I have questions in regards to Apple student discount. Can I order a Mac at the online Apple store using my old student id? Will they check to see if I am still an active full time student? or Should I use my friend's student id instead?

Thanks!


----------



## archimed (Jan 10, 2007)

They won't check. Have at 'er!


----------



## mycatsnameis (Mar 3, 2000)

You don't actually have to have a student ID to order from the online store. It is on the honour system, more or less.
-a


----------



## acc30 (Apr 26, 2006)

mycatsnameis said:


> You don't actually have to have a student ID to order from the online store. It is on the honour system, more or less.
> -a



hmmm.... that's interesting, I would have thought they would check, or set up some sort of means to ensure it will only apply to whom it's intended to. But then again, I guess a person can always ask someone who is a student to buy it for them, which my friends have offered me if I needed something, since I'm no longer a student.


----------



## HowEver (Jan 11, 2005)

...[ehMac user makes mental note concerning eventual resale value of sping123's Apple product.]...



sping123 said:


> Hi everyone!
> 
> I have questions in regards to Apple student discount. Can I order a Mac at the online Apple store using my old student id?
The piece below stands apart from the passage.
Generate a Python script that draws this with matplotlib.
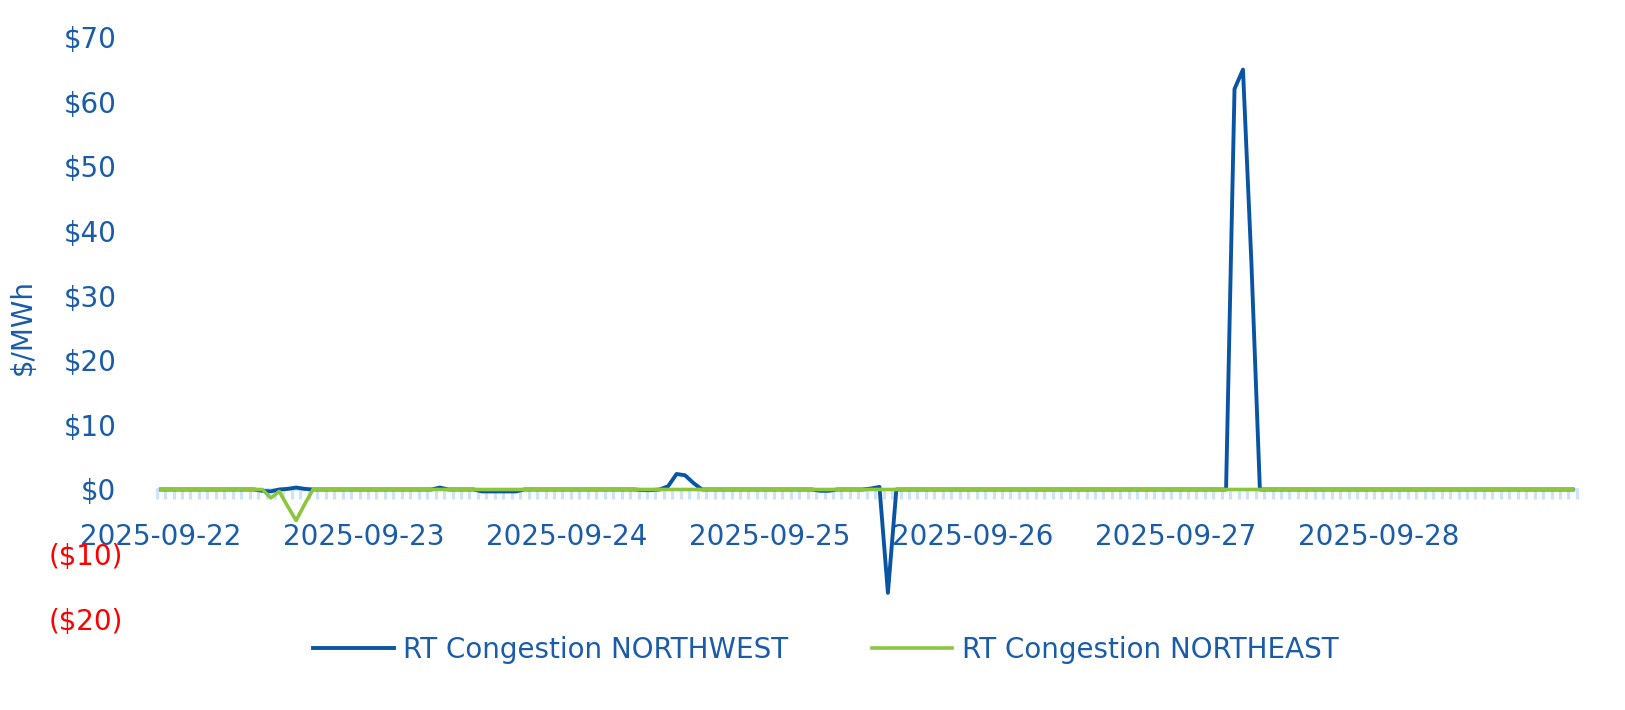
import numpy as np
import matplotlib.pyplot as plt
from matplotlib.transforms import ScaledTranslation

# hourly real-time congestion, 2025-09-22 00:00 .. 2025-09-28 23:00 ($/MWh)
rt_northwest = [
    0, 0, 0, 0, 0, 0, 0, 0, 0, 0, 0, 0, -0.2, -0.3, 0, 0.1, 0.3, 0.1, 0, 0, 0, 0, 0, 0,
    0, 0, 0, 0, 0, 0, 0, 0, 0, 0.3, 0, 0, 0, 0, -0.3, -0.3, -0.3, -0.3, -0.3, 0, 0, 0, 0, 0,
    0, 0, 0, 0, 0, 0, 0, 0, 0, -0.1, -0.1, 0, 0.5, 2.4, 2.2, 1.0, 0, 0, 0, 0, 0, 0, 0, 0,
    0, 0, 0, 0, 0, 0, -0.2, -0.2, 0, 0, 0, 0, 0.15, 0.4, -16.0, 0, 0, 0, 0, 0, 0, 0, 0, 0,
    0, 0, 0, 0, 0, 0, 0, 0, 0, 0, 0, 0, 0, 0, 0, 0, 0, 0, 0, 0, 0, 0, 0, 0,
    0, 0, 0, 0, 0, 0, 0, 62.0, 65.0, 35.0, 0, 0, 0, 0, 0, 0, 0, 0, 0, 0, 0, 0, 0, 0,
    0, 0, 0, 0, 0, 0, 0, 0, 0, 0, 0, 0, 0, 0, 0, 0, 0, 0, 0, 0, 0, 0, 0, 0,
]
rt_northeast = [
    0, 0, 0, 0, 0, 0, 0, 0, 0, 0, 0, 0, 0, -1.3, -0.3, -2.6, -4.8, -2.3, 0, 0, 0, 0, 0, 0,
    0, 0, 0, 0, 0, 0, 0, 0, 0, 0, 0, 0, 0, 0, 0, 0, 0, 0, 0, 0, 0, 0, 0, 0,
    0, 0, 0, 0, 0, 0, 0, 0, 0, 0, 0, 0, 0, 0, 0, 0, 0, 0, 0, 0, 0, 0, 0, 0,
    0, 0, 0, 0, 0, 0, 0, 0, 0, 0, 0, 0, 0, 0, 0, 0, 0, 0, 0, 0, 0, 0, 0, 0,
    0, 0, 0, 0, 0, 0, 0, 0, 0, 0, 0, 0, 0, 0, 0, 0, 0, 0, 0, 0, 0, 0, 0, 0,
    0, 0, 0, 0, 0, 0, 0, 0, 0, 0, 0, 0, 0, 0, 0, 0, 0, 0, 0, 0, 0, 0, 0, 0,
    0, 0, 0, 0, 0, 0, 0, 0, 0, 0, 0, 0, 0, 0, 0, 0, 0, 0, 0, 0, 0, 0, 0, 0,
]
day_labels = ["2025-09-22", "2025-09-23", "2025-09-24", "2025-09-25",
              "2025-09-26", "2025-09-27", "2025-09-28"]
y_ticks = [-20, -10, 0, 10, 20, 30, 40, 50, 60, 70]

blue = "#1a5ca8"
line_blue = "#0a55a3"
green = "#8cc63f"
light = "#cce4f9"

plt.rcParams["font.family"] = "DejaVu Sans"
fs = 20

hours = np.arange(len(rt_northwest))

fig = plt.figure(figsize=(16.25, 7.1), dpi=100)
ax = fig.add_axes([0.0964, 0.1286, 0.874, 0.8189])

ax.plot(hours, rt_northwest, color=line_blue, linewidth=2.8, label="RT Congestion NORTHWEST")
ax.plot(hours, rt_northeast, color=green, linewidth=2.6, label="RT Congestion NORTHEAST")

ax.set_xlim(-0.5, len(hours) - 0.5)
ax.set_ylim(-20, 70)

for s in ["top", "right", "left"]:
    ax.spines[s].set_visible(False)
ax.spines["bottom"].set_position(("data", 0))
ax.spines["bottom"].set_color(light)
ax.spines["bottom"].set_linewidth(2)
ax.spines["bottom"].set_zorder(0)

# day labels at midnight, hourly tick marks between points
ax.set_xticks(np.arange(0, len(hours), 24))
ax.set_xticklabels(day_labels)
ax.set_xticks(np.arange(-0.5, len(hours), 1), minor=True)
ax.tick_params(axis="x", which="major", length=0, pad=24, labelsize=fs, labelcolor=blue)
ax.tick_params(axis="x", which="minor", length=7, width=2.3, color=light)

ax.set_yticks(y_ticks)
ylabels = []
for v in y_ticks:
    if v < 0:
        ylabels.append("($" + str(-v) + ")")
    else:
        ylabels.append("$" + str(v))
ax.set_yticklabels(ylabels)
ax.tick_params(axis="y", length=0, pad=29, labelsize=fs, labelcolor=blue)
for lab, v in zip(ax.get_yticklabels(), y_ticks):
    if v < 0:
        lab.set_color("red")
        lab.set_transform(lab.get_transform() + ScaledTranslation(7 / 100, 0, fig.dpi_scale_trans))

fig.text(23 / 1625, 0.54, "$/MWh", rotation=90, ha="center", va="center",
         fontsize=fs, color=blue)

leg = fig.legend(loc="center", bbox_to_anchor=(826 / 1625, 0.085), ncol=2, frameon=False,
                 fontsize=fs, handlelength=2.9, handletextpad=0.35, columnspacing=3.0)
for t in leg.get_texts():
    t.set_color(blue)

plt.savefig("out.png", dpi=100)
Will they check to see if I am still an active full time student? or Should I use my friend's student id instead?
> 
> Thanks!


----------



## switch (Mar 17, 2004)

I think they only have a stricter system in the US. It seems you have to enter student number and match that with the right college and etc...
I guess they just assume us to be more honourable or too out of control that will hack the system and just cause an eventual collapse of the whole student discount concept. 

Switch


----------



## sping123 (Mar 22, 2005)

Thanks everyone for their inputs.


----------